Nor was the money collected from the residents on the block enough to buy all of the ingredients in an increasingly expensive marketplace.
I believe in the participatory potential of some of these organizations, but for this to happen decisive changes are required – ones that up until now have remained invisible.
One of the customs of these organizations is to maintain neighborhood bulletin boards. Usually not a whole lot of attention is paid to these, though occasionally they’re used to communicate important messages.
For example, they might list neighborhood block watch assignments along with the required hours of each individual or the deadlines for certain other tasks.
Today, bulletin boards are becoming rarities.
The one in the photo is on Cardenas Street, a few yards away from the Old Havana Railway Terminal.
On the left, the delegate of the “People’s Power” neighborhood council is informing residents that “All voters in District #38 must stop by the bodega (store) located at the corner of Muralla and Compostela streets as soon as possible to review the list of those who are eligible to trade in their old air conditioners.” It was signed, “Your delegate.”
This is the only “official” part of the bulletin board?
In the center is painted a large marijuana leaf, a plant whose growing and sale is prohibited here on the island.
What’s interesting is that from the color and brushstrokes, it seems that whoever painted it was the same person who wrote the inscription “Neighborhood Bulletin Board.”
On the right hand side is another “signature” – the “tag” of the controversial graffitist El Sexto. Such unofficial graffiti is also looked down on by the authorities, though the exponents of hip hop defend it as part of their culture.
Actually, when the bulletin board is viewed as a whole, it could easily compete in the upcoming Havana Art Biennial as a piece of conceptual art.
Who was its creator…it’s author? We don’t know.
But like the French writer Roland Barthes once said, the author is dead. So there’s no problem: With a dead dog, there’s no more rabies.

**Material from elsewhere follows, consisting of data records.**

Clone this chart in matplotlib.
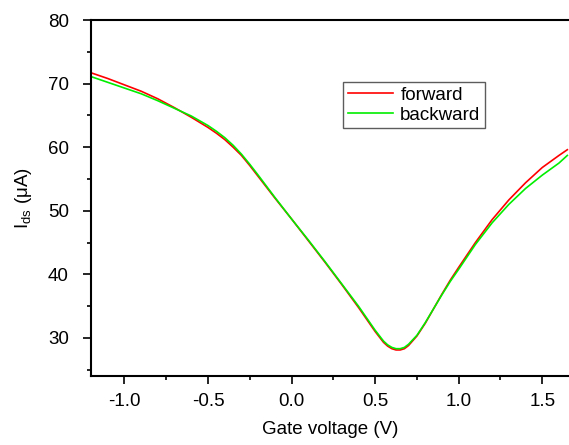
import matplotlib
matplotlib.use("Agg")
import matplotlib.pyplot as plt
from matplotlib.ticker import MultipleLocator

plt.rcParams['font.family'] = ['Liberation Sans', 'DejaVu Sans']

# Transfer curve: drain current vs gate voltage, forward and backward sweeps
vg_fwd = [-1.2, -1.1, -1.0, -0.9, -0.8, -0.7, -0.6, -0.5, -0.45, -0.4, -0.35, -0.3,
          -0.25, -0.2, -0.1, 0.0, 0.1, 0.2, 0.3, 0.4, 0.45, 0.5, 0.55, 0.575, 0.6,
          0.625, 0.65, 0.675, 0.7, 0.75, 0.8, 0.85, 0.9, 0.95, 1.0, 1.1, 1.2, 1.3,
          1.4, 1.5, 1.6, 1.65]
ids_fwd = [71.7, 70.8, 69.8, 68.8, 67.6, 66.2, 64.7, 63.1, 62.2, 61.2, 60.0, 58.7,
           57.1, 55.4, 52.0, 48.7, 45.3, 41.9, 38.4, 34.8, 32.9, 31.0, 29.3, 28.7, 28.3,
           28.1, 28.1, 28.3, 28.8, 30.3, 32.3, 34.6, 36.9, 39.1, 41.1, 45.0, 48.6, 51.7,
           54.4, 56.8, 58.7, 59.6]

vg_bwd = [-1.2, -1.1, -1.0, -0.9, -0.8, -0.7, -0.6, -0.5, -0.45, -0.4, -0.35, -0.3,
          -0.25, -0.2, -0.1, 0.0, 0.1, 0.2, 0.3, 0.4, 0.45, 0.5, 0.55, 0.575, 0.6,
          0.625, 0.65, 0.675, 0.7, 0.75, 0.8, 0.85, 0.9, 0.95, 1.0, 1.1, 1.2, 1.3,
          1.4, 1.5, 1.6, 1.65]
ids_bwd = [71.1, 70.2, 69.3, 68.4, 67.3, 66.1, 64.9, 63.4, 62.5, 61.5, 60.3, 58.9,
           57.3, 55.6, 52.1, 48.7, 45.4, 42.0, 38.5, 35.0, 33.1, 31.2, 29.5, 28.9, 28.5,
           28.3, 28.3, 28.5, 29.0, 30.4, 32.4, 34.6, 36.8, 38.9, 40.8, 44.7, 48.1, 51.0,
           53.5, 55.6, 57.5, 58.7]

fig = plt.figure(figsize=(5.69, 4.45), dpi=100)
ax = fig.add_axes([0.16, 0.155, 0.84, 0.80])

ax.plot(vg_fwd, ids_fwd, color='#ff0000', lw=1.2, label='forward')
ax.plot(vg_bwd, ids_bwd, color='#00ee00', lw=1.2, label='backward')

ax.set_xlim(-1.2, 1.66)
ax.set_ylim(24, 80)
ax.xaxis.set_minor_locator(MultipleLocator(0.25))
ax.yaxis.set_minor_locator(MultipleLocator(5))
ax.set_yticks([30, 40, 50, 60, 70, 80])
ax.set_xticks([-1.0, -0.5, 0.0, 0.5, 1.0, 1.5])
ax.set_xticklabels(['-1.0', '-0.5', '0.0', '0.5', '1.0', '1.5'])

ax.spines['right'].set_visible(False)
for side in ('left', 'bottom', 'top'):
    ax.spines[side].set_linewidth(1.5)
ax.tick_params(which='major', direction='out', length=6, width=1.2,
               labelsize=13.5, pad=6)
ax.tick_params(axis='y', which='major', pad=10)
ax.tick_params(which='minor', direction='out', length=3, width=1.2)
ax.tick_params(top=False, right=False, which='both')

ax.set_xlabel('Gate voltage (V)', fontsize=13.5, labelpad=8)
ax.set_ylabel(r'I$_{\mathregular{ds}}$ (μA)', fontsize=13.5, labelpad=10)

leg = ax.legend(loc='upper left', bbox_to_anchor=(0.603, 0.816),
                bbox_transform=fig.transFigure, fontsize=13.5, frameon=True,
                fancybox=False, edgecolor='#333333', handlelength=2.4,
                handletextpad=0.4, borderpad=0.25, labelspacing=0.15,
                borderaxespad=0)
leg.get_frame().set_linewidth(1.0)

fig.savefig('out.png', dpi=100)
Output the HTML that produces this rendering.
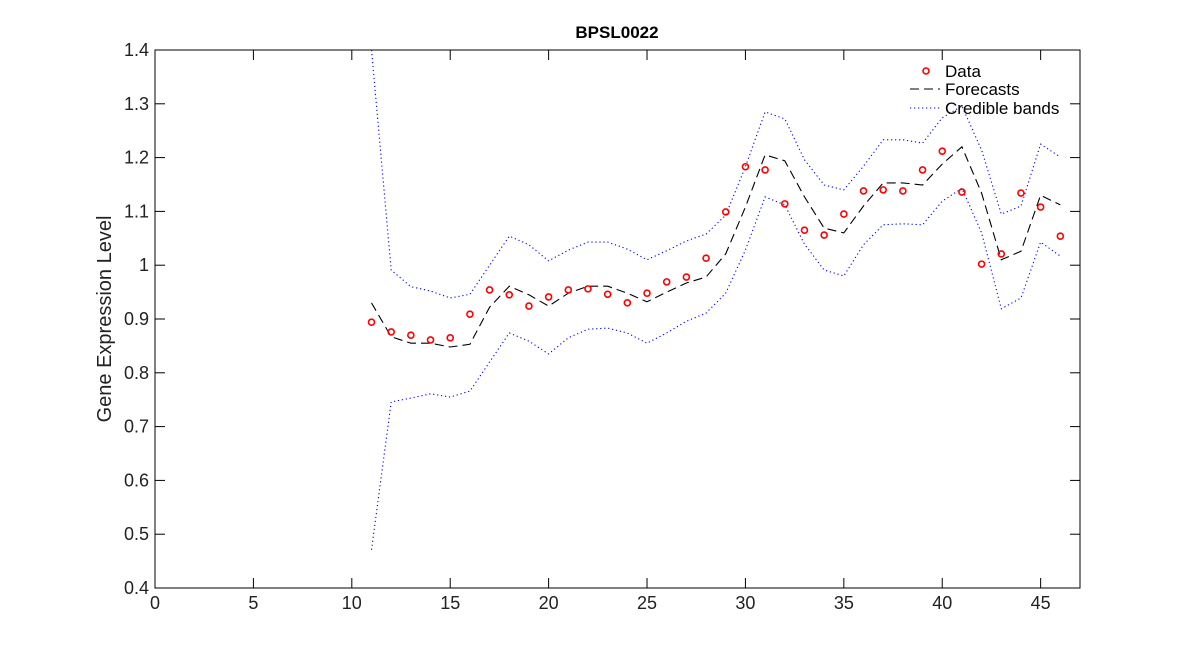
<!DOCTYPE html>
<html><head><meta charset="utf-8"><style>body{margin:0;background:#fff}svg{display:block;font-family:"Liberation Sans",sans-serif}</style></head>
<body>
<svg id="chart" width="1193" height="661">
<rect x="0" y="0" width="1193" height="661" fill="#fff"/>
<text x="617" y="38" text-anchor="middle" font-size="17" font-weight="bold">BPSL0022</text>
<text transform="translate(111,319) rotate(-90)" text-anchor="middle" font-size="20" fill="#222">Gene Expression Level</text>
<g id="axes"></g>
<g id="series"></g>
<g>
<circle cx="926" cy="71" r="3" fill="none" stroke="red" stroke-width="1.6"/>
<text x="945" y="77" font-size="17">Data</text>
<line x1="910" y1="89" x2="940" y2="89" stroke="#000" stroke-dasharray="9,5"/>
<text x="945" y="95" font-size="17">Forecasts</text>
<line x1="910" y1="108" x2="940" y2="108" stroke="blue" stroke-dasharray="1.2,2.8"/>
<text x="945" y="114" font-size="17">Credible bands</text>
</g>
</svg>
<script>
const xs = [11,12,13,14,15,16,17,18,19,20,21,22,23,24,25,26,27,28,29,30,31,32,33,34,35,36,37,38,39,40,41,42,43,44,45,46];
const dataVals = [0.894,0.876,0.870,0.861,0.865,0.909,0.954,0.945,0.924,0.941,0.954,0.956,0.946,0.930,0.948,0.969,0.978,1.013,1.099,1.183,1.177,1.114,1.065,1.056,1.095,1.138,1.140,1.138,1.177,1.212,1.136,1.002,1.021,1.134,1.108,1.054];
const forecastVals = [0.930,0.867,0.855,0.855,0.848,0.853,0.922,0.961,0.945,0.924,0.948,0.961,0.961,0.948,0.932,0.950,0.967,0.978,1.021,1.108,1.205,1.194,1.127,1.069,1.060,1.110,1.153,1.153,1.149,1.188,1.220,1.134,1.010,1.026,1.130,1.112];
const upperVals = [1.400,0.991,0.960,0.952,0.939,0.946,1.000,1.054,1.038,1.008,1.028,1.043,1.043,1.030,1.010,1.027,1.045,1.058,1.093,1.183,1.285,1.272,1.196,1.149,1.140,1.184,1.233,1.233,1.227,1.274,1.296,1.214,1.095,1.110,1.225,1.201];
const lowerVals = [0.471,0.746,0.753,0.761,0.755,0.766,0.820,0.874,0.859,0.835,0.865,0.881,0.883,0.874,0.855,0.874,0.896,0.911,0.948,1.028,1.127,1.112,1.039,0.991,0.980,1.038,1.075,1.077,1.075,1.119,1.143,1.060,0.919,0.939,1.043,1.017];
const xTicks = [0,5,10,15,20,25,30,35,40,45];
const yTicks = [0.4,0.5,0.6,0.7,0.8,0.9,1,1.1,1.2,1.3,1.4];
const L=155,R=1080,T=50,B=588,XMAX=47,YMIN=0.4,YMAX=1.4;
const sx=v=>L+(v/XMAX)*(R-L);
const sy=v=>B-(v-YMIN)/(YMAX-YMIN)*(B-T);
const NS='http://www.w3.org/2000/svg';
function mk(tag,attrs,parent){const e=document.createElementNS(NS,tag);for(const k in attrs)e.setAttribute(k,attrs[k]);parent.appendChild(e);return e;}
const ax=document.getElementById('axes'), se=document.getElementById('series');
const frame=mk('rect',{x:L,y:T,width:R-L,height:B-T,fill:'none',stroke:'#000','stroke-width':1},ax);


xTicks.forEach(t=>{const x=sx(t);
 mk('line',{x1:x,y1:B,x2:x,y2:B-10,stroke:'#000'},ax);
 mk('line',{x1:x,y1:T,x2:x,y2:T+10,stroke:'#000'},ax);
 const tx=mk('text',{x:x,y:B+21,'text-anchor':'middle','font-size':18,fill:'#222'},ax);tx.textContent=t;
 
 });
yTicks.forEach(t=>{const y=sy(t);
 mk('line',{x1:L,y1:y,x2:L+10,y2:y,stroke:'#000'},ax);
 mk('line',{x1:R,y1:y,x2:R-10,y2:y,stroke:'#000'},ax);
 const tx=mk('text',{x:149,y:y+6,'text-anchor':'end','font-size':18,fill:'#222'},ax);tx.textContent=(t===1?'1':t.toFixed(1));
 
 });
function line(vals,stroke,dash,name){const d=vals.map((v,i)=>(i?'L':'M')+sx(xs[i]).toFixed(1)+','+sy(v).toFixed(1)).join('');
 const p=mk('path',{d:d,fill:'none',stroke:stroke,'stroke-width':1.1,'stroke-dasharray':dash},se);
 
 }
line(upperVals,'blue','1.2,2.8','upper-credible-band');
line(lowerVals,'blue','1.2,2.8','lower-credible-band');
line(forecastVals,'#000','9,5','forecast-line');
dataVals.forEach((v,i)=>{const c=mk('circle',{cx:sx(xs[i]),cy:sy(v),r:3,fill:'none',stroke:'red','stroke-width':1.6},se);
 
 });
</script>
</body></html>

Perhaps the artist is expressing his/her opinion that, besides, or in place of, sugar-cane, that marijuana should become a cash crop? Then, instead of just exporting some of its best baseball players to the major leagues, the fast boats could also carry some good bud to the “Collusus of the North”? This could earn Cuba a lot more hard currency than sugar-cane. OTOH, if the new oceanic drilling platforms hit “oro negro,” this won’t be necessary!